Citation: BEC. "The Wrong Choice: An Experience with Salvia divinorum & Alcohol (exp66218)". Erowid.org. Dec 19, 2010. erowid.org/exp/66218
I'm a 24 year-old male college student with years of cannabis experience, a few 'shroom and cocaine experiences, and lots of drinking. The only current substance I use is alcohol. I was feeling comfortable in the surroundings I was although I was not familiar with them or half the people I was with.
I had been drinking a little bit while working, then played some quarters with fellow employees after hours. So when I showed up at this house to see some of my favorite people, I was feeling relatively loose and comfortable (a far cry from my usually anxiety-stricken self). Had a few more beers and we were just hanging out wanting to do something fun when some friends of the people came in. One of them, 'G' said he had a little bit of Salvia with him. My only prior knowledge of Salvia was anecdotal, a friend of mine said it was pretty cool, but just made you hallucinate for 15 minutes at most. Well, I managed to get myself a hit of it, and was actually the first to do so.
As a recap, I'd had several beers over a period of 10 hours. I sit down on the couch, the music is turned low, and I take a hit while 'G' is lighting the bowl of the bong with a torch. He tells me to take it all in hard and hold it in. I do just that and as I let it out, I feel nothing. The rest of the people watching just kind of walked off because I showed no effects. That was the end of the world for me.
Next thing I know, I see pure bright white light composed of both nothing and everything at once. I feel the presence of two beings. Without them talking, or me hearing, I can SENSE that they're discussing something and it has to do with me. I slowly realize that one is trying to show me that reality is hell, and that everything good and pure is in this 'over-verse'. The other is saying that I won't listen and that none of us (I took that to mean humans) ever will stay there, we always choose to go back to our petty lives filled with trials and tribulations that we can never conquer. And as they discussed this, the bright white light slowly became a fractal pattern of trillions of images: images of everything ever seen, past present and future. I was seeing the futility of life. And soon my 'being' was being sucked into the reality of me. As I moved back into my body, I felt the that I had failed. Not necessarily because I chose to go back to my life, but because I didn't choose at all.

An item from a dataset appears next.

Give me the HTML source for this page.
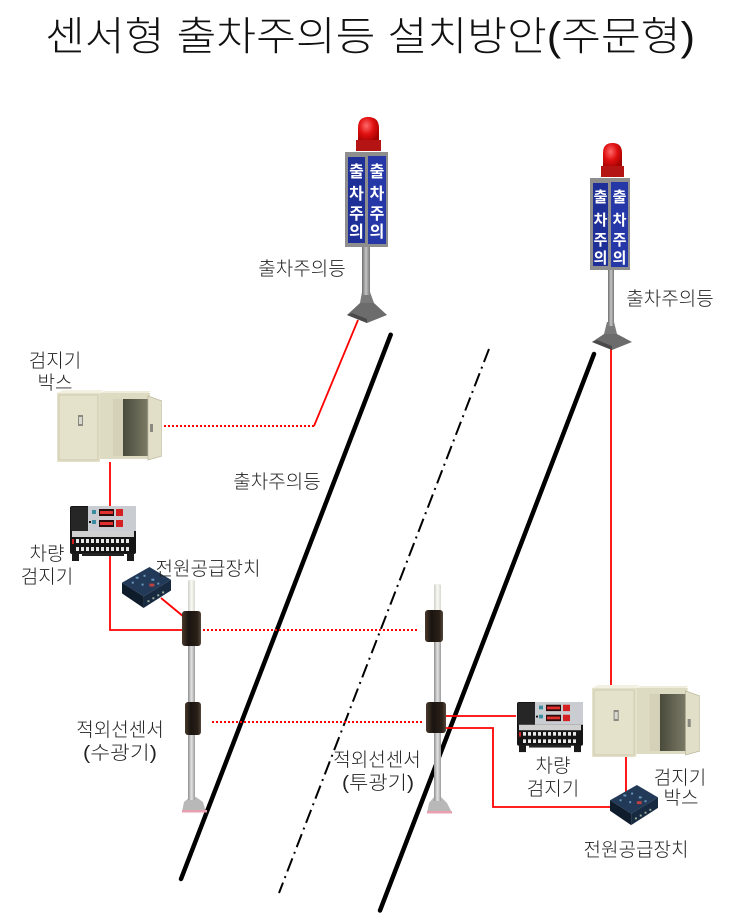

Now that I'm back in my body, I realize what's going on around me. 'K' (one of the girls there) was kneeling in front of me with her hand on my shoulder asking me if I was okay. I then realize that everybody is standing or sitting around me. I panicked inside, but refused to show that on the exterior. I had a lot of thoughts blowing through my mind and couldn't answer her. I had to get out of being that centerpiece, so I stood up and slowly walked away. They kept asking me how it was, so I finally said something like 'it was the chocolate factory.' What I was trying to say was that our lives were contructs of our own minds and filled with all the knowledge we've had put into us, just like how the Everlasting Gobstopper is made in the old Willy Wonka movie. That was the only explanation I could come up with at the time, but I couldn't say it right.
All the guys thought it was hilarious, with one of them, 'H', wanting to try it next. One of the females, 'A', was asking me if she should try it, but I'm not sure if I answered her. At the time though, I was thinking that there was no way I could say yes to her because I wasn't sure how I was even handling it. 'K' continued to help me to a chair, and my head was fuzzy for about another 10 minutes. Now, because I have a strong unreturned attraction to 'K', I was really not wanting to be there, so I walked out and went home.
It was insane, and a purely philosophical thing. It was a trip like none I've ever had. I would not call it hallucinating at all. I didn't know that it was all in my head at the time, because it WAS real. I would do it again, because it was all about me exploring reality. I was terrified, but not in a horrific fashion. I have no idea how long I was in that vision-state, but I'd estimate it between 5 and 10 minutes.